This is a revolutionary reinterpretation of the French past from the early fifteenth century to the establishment of the Third Republic, focused on public challenges and defenses of masculine hierarchy in relations between women and men. Karen Offen surveys heated exchanges around women's 'influence'; their exclusion from 'authority'; the increasing prominence of biomedical thinking and population issues; concerns about education, intellect, and the sexual politics of knowledge; and the politics of women's work. Initially, the majority of commentators were literate and influential men. However, as more and more women attained literacy, they too began to analyze their situation in print and to contest men's claims about who women were and should be, and what they should be restrained from doing, and why. As urban print culture exploded and revolutionary ideas of 'equality' fuelled women's claims for emancipation, this question resonated throughout francophone Europe and, ultimately, across the seas.
About the Author
Karen Offen is a historian and a Senior Scholar with the Michelle R. Clayman Institute for Gender Research at Stanford University, California, where she received her Ph.D.
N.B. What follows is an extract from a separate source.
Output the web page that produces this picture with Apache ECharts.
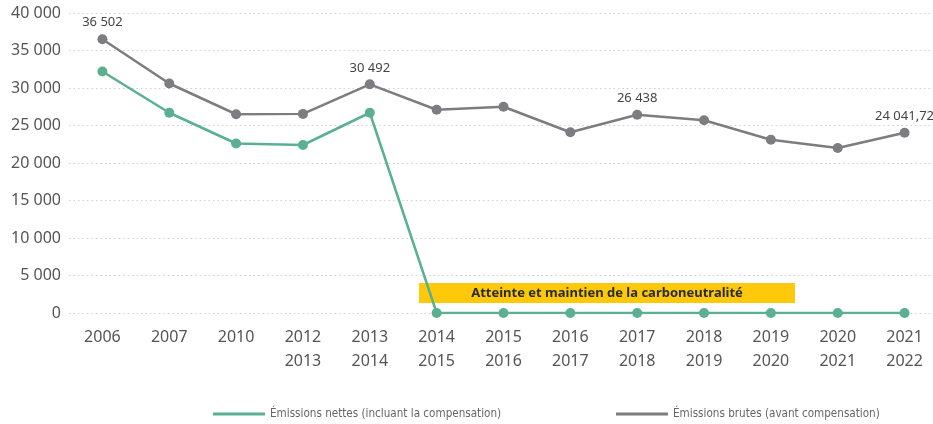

Table of ContentsConfronting the woman question in French history: a general introduction; 1. Querying women's power and influence in French culture; 2. Assessing the problem of women and political authority in French history; 3. Bio-medical thinking, population concerns, and the politics of sexual knowledge; 4. Education, intellect, and the sexual politics of knowledge; 5. The politics of women's history in nineteenth-century France; 6. The politics of women's work in France before 1870; 7. Taking stock: the women question on the eve of the Third Republic; Appendix with important dates; Index.